If San Franscisco-based tile guru Deborah Osburn says it, you can pretty much take it to the bank.
Like the color palette for her new line of cement tiles. The red, for example, is not quite red, nor pink nor orange. Moreover, teamed up with black and tan in a tile, it takes on a dusty hue that would have Josef Albers doing handsprings.
“They’re the Necco Wafers of tiles,” she says proudly of the new line.
They’re also hot as a firecracker right now, for use in the kitchen, in the bath, by the pool, or around the fireplace.
“It’s what the design world is using now,” she says. “They’re fun tiles and they’re popular because they’re so darned affordable.”
Like $12 per square foot, for starters. A similar pattern in a ceramic tile would easily cost upwards of $100 per square foot.
This is the second concrete tile launch for Osburn’s company, cle tile, in three years. The first referred to the tiles as encaustic, a term the French used for the process when they invented Portland cement 150 years ago. They lifted that descriptor from the English, who’d been using it to describe their twice-glazed Cathedral tiles. They, in turn, had appropriated the name from the lost wax casting technique.
Alas, an American journalist blew the whistle on the term as “incorrect” a couple of years back. Now no one in the U.S. dares use it. So today, cle’s products are simple, spare and unadorned concrete tiles.

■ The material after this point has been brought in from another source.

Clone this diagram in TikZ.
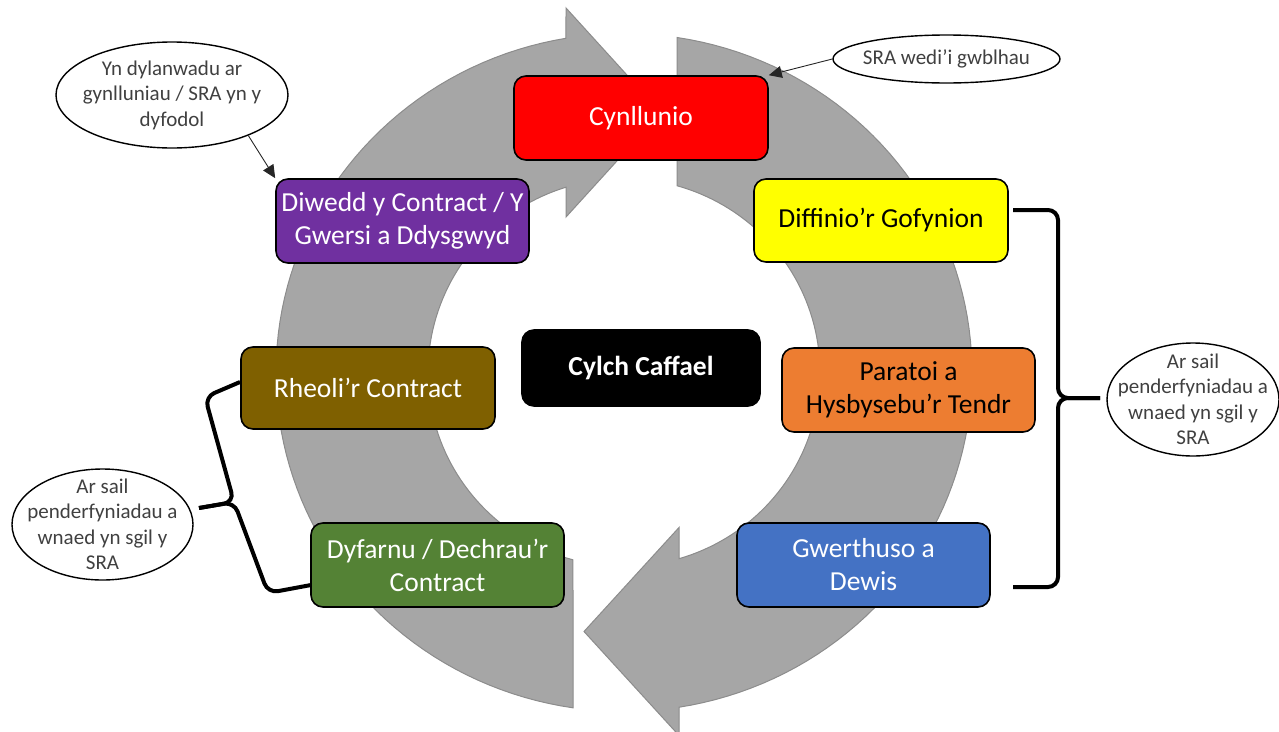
\documentclass[tikz,border=0pt]{standalone}
\usepackage{fontspec}
\setmainfont{Carlito}
\usetikzlibrary{arrows.meta,shapes.geometric}
\definecolor{arrowgray}{HTML}{A6A6A6}
\definecolor{arrowedge}{HTML}{8C8C8C}
\definecolor{cred}{HTML}{FF0000}
\definecolor{cyellow}{HTML}{FFFF00}
\definecolor{corange}{HTML}{ED7D31}
\definecolor{cblue}{HTML}{4472C4}
\definecolor{cgreen}{HTML}{548235}
\definecolor{cbrown}{HTML}{7F6000}
\definecolor{cpurple}{HTML}{7030A0}
\definecolor{textgray}{HTML}{404040}
\begin{document}
\begin{tikzpicture}[x=1pt,y=-1pt,
  ringarrow/.style={fill=arrowgray, draw=arrowedge, line width=1pt},
  stage/.style={draw=black, line width=1.6pt, rounded corners=12pt,
    minimum width=254pt, minimum height=84pt, inner sep=0pt, align=center,
    font=\fontsize{27.5}{33}\selectfont},
  bubble/.style={ellipse, draw=black, line width=1.4pt, fill=white, inner sep=0pt},
  bubbletext/.style={align=center, text=textgray, inner sep=0pt,
    font=\fontsize{21}{25.5}\selectfont},
  conn/.style={line width=0.9pt, draw=black!85, -{Triangle[length=13pt,width=12pt]}},
  bracestyle/.style={line width=4pt, draw=black, rounded corners=10pt}
]
\useasboundingbox (0,0) rectangle (1279,731);

% circular arrows
\filldraw[ringarrow]
  plot[domain=98.4:260.4, samples=80, variable=\t] ({624+348*cos(\t)},{372.5+339*sin(\t)})
  -- (566,8) -- (661,112.5) -- (566,217)
  -- plot[domain=252.8:105.1, samples=80, variable=\t] ({624+196*cos(\t)},{372.5+194*sin(\t)})
  -- cycle;
\filldraw[ringarrow]
  plot[domain=-81.2:80.9, samples=80, variable=\t] ({624+348*cos(\t)},{372.5+339*sin(\t)})
  -- (679,735.5) -- (584,631.5) -- (679,527.5)
  -- plot[domain=73.7:-74.3, samples=80, variable=\t] ({624+196*cos(\t)},{372.5+194*sin(\t)})
  -- cycle;

% stages
\node[stage, fill=cred, text=white] (cyn) at (641,118) {Cynllunio};
\node[stage, fill=cyellow, text=black, minimum height=83pt] (diff) at (881,220.5) {Diffinio’r Gofynion};
\node[stage, fill=corange, text=black, minimum width=253pt] (para) at (908.5,390) {Paratoi a\\Hysbysebu’r Tendr};
\node[stage, fill=cblue, text=white, minimum width=253pt] (gwer) at (863.5,565) {Gwerthuso a\\Dewis};
\node[stage, fill=cgreen, text=white, minimum width=253pt] (dyf) at (437.5,565) {Dyfarnu / Dechrau’r\\Contract};
\node[stage, fill=cbrown, text=white, minimum height=82pt] (rheo) at (368,388) {Rheoli’r Contract};
\node[stage, fill=cpurple, text=white, minimum width=253pt] (diw) at (402.5,221) {Diwedd y Contract / Y\\Gwersi a Ddysgwyd};
\node[stage, fill=black, text=white, minimum width=238pt, minimum height=76pt,
  font=\fontsize{27.5}{33}\selectfont\bfseries] (cylch) at (641,368) {Cylch Caffael};

% bubbles
\node[bubble, minimum width=227pt, minimum height=48pt] (e1) at (946.5,59) {};
\node[bubbletext] (e1t) at (e1) {SRA wedi’i gwblhau};
\node[bubble, minimum width=232pt, minimum height=106pt] (e2) at (172,95) {};
\node[bubbletext] (e2t) at (e2) {Yn dylanwadu ar\\gynlluniau / SRA yn y\\dyfodol};
\node[bubble, minimum width=172pt, minimum height=113pt] (e3) at (1193,399.5) {};
\node[bubbletext] (e3t) at (e3) {Ar sail\\penderfyniadau a\\wnaed yn sgil y\\SRA};
\node[bubble, minimum width=181pt, minimum height=111pt] (e4) at (102.5,524.5) {};
\node[bubbletext] (e4t) at (e4) {Ar sail\\penderfyniadau a\\wnaed yn sgil y\\SRA};

% connectors
\draw[conn] (e1.west) -- (cyn.north east);
\draw[conn] (e2.-28) -- (diw.north west);

% right brace
\coordinate (rbtop) at (1013,210);
\coordinate (rbbot) at (1013,587);
\coordinate (rbtip) at (1100,398);
\draw[bracestyle] (rbtop) -- (1058,210) -- (1058,398) -- (rbtip);
\draw[bracestyle] (rbtip) -- (1058,398) -- (1058,587) -- (rbbot);

% left brace
\coordinate (lbtop) at (240,382);
\coordinate (lbbot) at (311,585);
\coordinate (lbtip) at (199,508);
\draw[bracestyle] (lbtop) -- (205,397) -- (234,502) -- (lbtip);
\draw[bracestyle] (lbtip) -- (234,502) -- (268,593) -- (lbbot);
\end{tikzpicture}
\end{document}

“I’m an online resource, and because of the word encaustic, we got dropped in searches,” she says “So we have to call them cement tiles, but I’m doing it kicking and screaming.”
They come in 20 shapes, some as small as 4″ x 4″ and others as large as 24″ x 24″; 8″ x 8, though, is standard. And she’s offering them in 50 pastel-like colors.
That’d be enough to send Albers into cartwheels and somersaults.